Same as before without using the nesting.

Another way of setting the value to a property is by using the nesting as a property setting mechanism. For example, to set the Content property of the previous example we could:

<Window x:Class="WpfApplication1.Window1"
    xmlns="http://schemas.microsoft.com/winfx/2006/xaml/presentation" 
    xmlns:x="http://schemas.microsoft.com/winfx/2006/xaml"  
    Title="Window1" Height="300" Width="300">  
   <Button x:Name="button1" IsEnabled=”True”> 
       <Button.Content>Test</Button.Content> 
    <Button/>
</Window>

This way is especially useful when we want to instantiate whole new classes to be values for properties of objects. In the previous example the window class sets by default the content property through nesting which will be assigned a reference to the Button class.

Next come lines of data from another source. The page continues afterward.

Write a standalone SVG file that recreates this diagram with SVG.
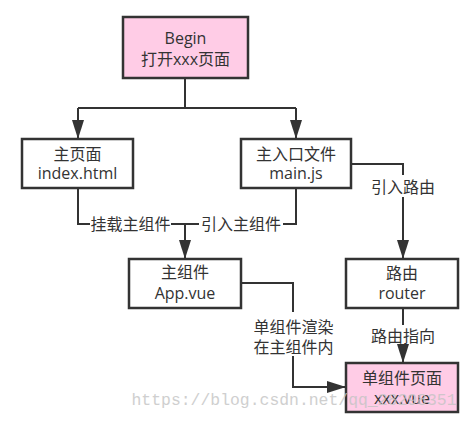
<svg xmlns="http://www.w3.org/2000/svg" width="472" height="421" viewBox="0 0 472 421">
<defs>
<style>
.box{fill:#fff;stroke:#333;stroke-width:2.5}
.pink{fill:#ffcce6}
.t{font-family:"Open Sans","Noto Sans CJK SC",sans-serif;font-size:16px;fill:#333;text-anchor:middle}
.ln{fill:none;stroke:#333;stroke-width:2}
.arr{marker-end:url(#ah)}
.wm{font-family:"Liberation Mono",monospace;font-size:16.4px;fill:#c4c4c4;opacity:0.8}
</style>
<marker id="ah" markerUnits="userSpaceOnUse" markerWidth="19" markerHeight="12" refX="19" refY="6" orient="auto">
<path d="M0,0 L19,6 L0,12 Z" fill="#333"/>
</marker>
</defs>
<rect width="472" height="421" fill="#fff"/>

<g id="connectors">
<path class="ln" d="M185,78 V108 M78,108 H296"/>
<path class="ln arr" d="M78,108 V139"/>
<path class="ln arr" d="M296,108 V139"/>
<path class="ln" d="M78,188 V224 H90 M171,224 H199 M283,224 H296 V188"/>
<path class="ln arr" d="M185,224 V259"/>
<path class="ln" d="M351,164 H403 V175"/>
<path class="ln arr" d="M403,197 V259"/>
<path class="ln" d="M403,308 V325"/>
<path class="ln arr" d="M403,345 V363"/>
<path class="ln" d="M241,283 H293 V312"/>
<path class="ln arr" d="M293,356 V387 H346"/>
<text class="t" x="130.5" y="230">挂载主组件</text>
<text class="t" x="241" y="230">引入主组件</text>
<text class="t" x="403" y="192.5">引入路由</text>
<text class="t" x="403" y="342">路由指向</text>
<text class="t" x="293.5" y="333">单组件渲染</text>
<text class="t" x="293.5" y="353">在主组件内</text>
</g>

<g id="begin">
<rect class="box pink" x="123" y="17" width="125" height="61"/>
<text class="t" x="185.5" y="43.5">Begin</text>
<text class="t" x="185.5" y="65">打开xxx页面</text>
</g>

<g id="index">
<rect class="box" x="22" y="139" width="111" height="49"/>
<text class="t" x="77.5" y="159.5">主页面</text>
<text class="t" x="77.5" y="179">index.html</text>
</g>

<g id="main">
<rect class="box" x="241" y="139" width="110" height="49"/>
<text class="t" x="296" y="159.5">主入口文件</text>
<text class="t" x="296" y="179">main.js</text>
</g>

<g id="app">
<rect class="box" x="129" y="259" width="112" height="49"/>
<text class="t" x="185" y="278">主组件</text>
<text class="t" x="185" y="299">App.vue</text>
</g>

<g id="router">
<rect class="box" x="346" y="259" width="112" height="49"/>
<text class="t" x="402" y="279">路由</text>
<text class="t" x="402" y="299">router</text>
</g>

<g id="single">
<rect class="box pink" x="346" y="363" width="112" height="49"/>
<text class="t" x="402" y="383.5">单组件页面</text>
<text class="t" x="402" y="403.5">xxx.vue</text>
</g>

<text class="wm" x="131.5" y="405" textLength="325" lengthAdjust="spacingAndGlyphs">https://blog.csdn.net/qq_28298351</text>
</svg>
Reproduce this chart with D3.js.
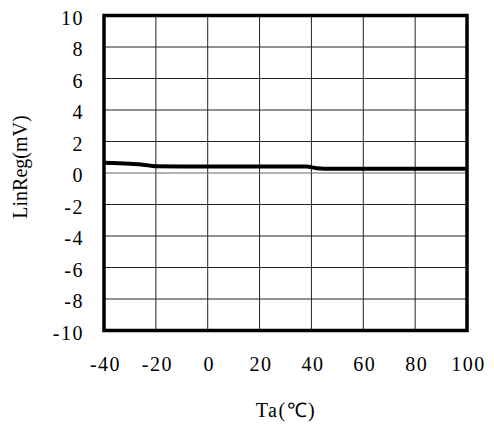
<!DOCTYPE html>
<html><head><meta charset="utf-8">
<script src="https://cdn.jsdelivr.net/npm/d3@7"></script>
<style>body{margin:0;background:#fff}svg{display:block}text{font-family:"Liberation Serif","Times New Roman",serif;fill:#000}</style>
</head><body><svg id="c" width="494" height="425"></svg>
<script>
const temps = [-40, -30, -25, -20, -10, 0, 25, 38, 42, 45, 60, 100];
const linReg = [0.65, 0.58, 0.53, 0.43, 0.42, 0.42, 0.42, 0.42, 0.3, 0.27, 0.27, 0.27];
const xTicks = [-40, -20, 0, 20, 40, 60, 80, 100];
const yTicks = [-10, -8, -6, -4, -2, 0, 2, 4, 6, 8, 10];

const svg = d3.select("#c");
const L = 104, R = 467, T = 15.5, B = 330.5;
const x = d3.scaleLinear().domain([-40, 100]).range([L, R]);
const y = d3.scaleLinear().domain([-10, 10]).range([B, T]);
const fmt = d => String(d);

const g = svg.append("g");
g.selectAll(".vx").data(xTicks).enter().append("line")
  .attr("x1", d => x(d)).attr("x2", d => x(d)).attr("y1", T).attr("y2", B)
  .attr("stroke", "#222").attr("stroke-width", 1);
g.selectAll(".hy").data(yTicks).enter().append("line")
  .attr("y1", d => y(d)).attr("y2", d => y(d)).attr("x1", L).attr("x2", R)
  .attr("stroke", d => d === 0 ? "#666" : "#222").attr("stroke-width", 1);

const line = d3.line().x((d, i) => x(temps[i])).y(d => y(d)).curve(d3.curveMonotoneX);
g.append("path").datum(linReg).attr("d", line).attr("fill", "none")
  .attr("stroke", "#000").attr("stroke-width", 4);

g.append("rect").attr("x", L).attr("y", T).attr("width", R - L).attr("height", B - T)
  .attr("fill", "none").attr("stroke", "#000").attr("stroke-width", 3.5);

const xAxis = d3.axisBottom(x).tickValues(xTicks).tickSize(0).tickPadding(0).tickFormat(fmt);
const xa = svg.append("g").attr("transform", `translate(1,371)`).call(xAxis);
xa.select(".domain").remove();
xa.selectAll("text").attr("font-size", 20).attr("dy", 0).attr("letter-spacing", 1.5)
  .attr("font-family", "Liberation Serif");

const yAxis = d3.axisLeft(y).tickValues(yTicks).tickSize(0).tickPadding(0).tickFormat(fmt);
const ya = svg.append("g").attr("transform", `translate(84,1.5)`).call(yAxis);
ya.select(".domain").remove();
ya.selectAll("text").attr("font-size", 20).attr("dy", "0.35em").attr("letter-spacing", 1.5)
  .attr("font-family", "Liberation Serif");

svg.append("text").attr("x", 286).attr("y", 417).attr("text-anchor", "middle")
  .attr("font-size", 20).attr("letter-spacing", 1.5).text("Ta(℃)");
svg.append("text").attr("transform", `translate(27,167) rotate(-90)`).attr("text-anchor", "middle")
  .attr("font-size", 20).text("LinReg(mV)");
</script></body></html>
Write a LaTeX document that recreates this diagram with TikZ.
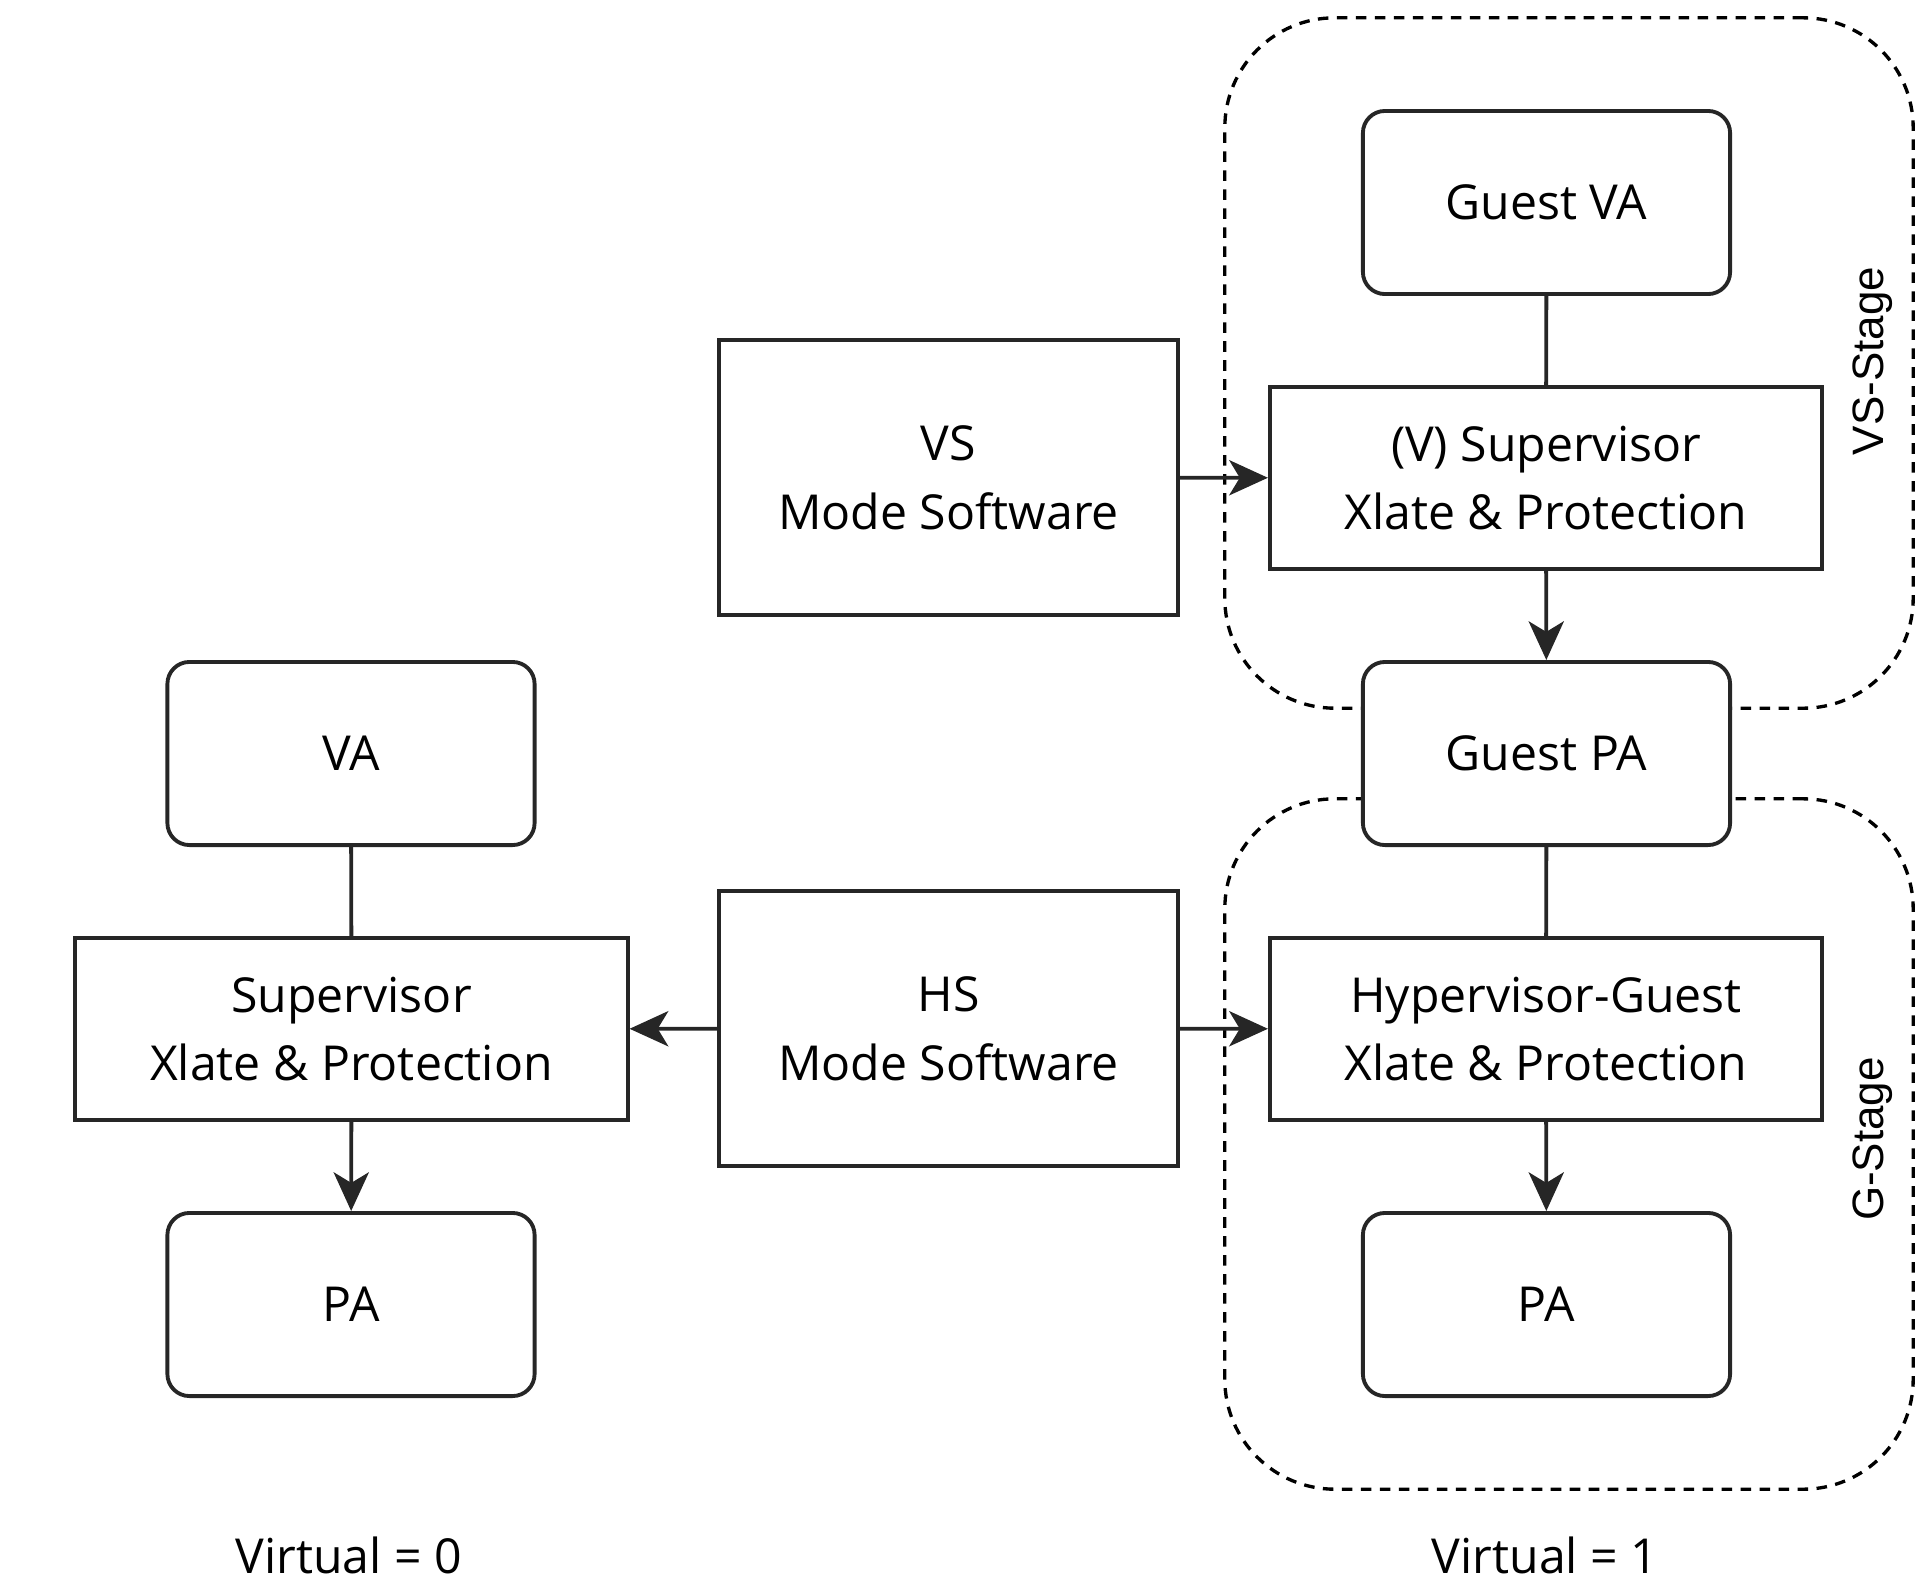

It is equivalent to:

<Window x:Class="WpfApplication1.Window1"
    xmlns="http://schemas.microsoft.com/winfx/2006/xaml/presentation"
    xmlns:x="http://schemas.microsoft.com/winfx/2006/xaml"
    Title="Window1" Height="300" Width="300"> 
   <Window.Content> 
       <Button x:Name="button1"> 
            <Button.Content>Test</Button.Content> 
        </Button> 
    </Window.Content>
</Window>

But there is another way for setting values to properties through the use of Markup Extensions. Markup extensions are either defined by curly braces or as nested values for setting properties. For example:

<GridViewColumn Width="Auto" Header="Επωνυμία" 
                   DisplayMemberBinding= "{Binding Path=Logo}"/>

Is equivalent to:

<GridViewColumn Width="Auto" Header="Επωνυμία">
           <GridViewColumn.DisplayMemberBinding> 
            <Binding Path="Logo"/> 
      </GridViewColumn.DisplayMemberBinding>

</GridViewColumn>

Markup extension classes tell the XAML Processor to create an instance of the defined class (in our case the Binding class), set some properties (in our case the Path property is set to “Logo”) of the class and run the constructor with some parameters (in our case no parameters are passed) and call the ProvideValue member of the extension class to get the value that will be assigned to the property. The general syntax is as follows:

{MarkupExtensionClass
         ConstructorArg1, ConstructorArg2,…,ConstructorArgN,
         Property1=Value1,Property2=Value2,…,PropertyN=ValueN}

There is already a whole bunch of predefined markup extensions. Their summary can be found in the following:

Markup Extensions in XAML

This summarizes a brief introduction to the WPF XAML syntax. Happy coding.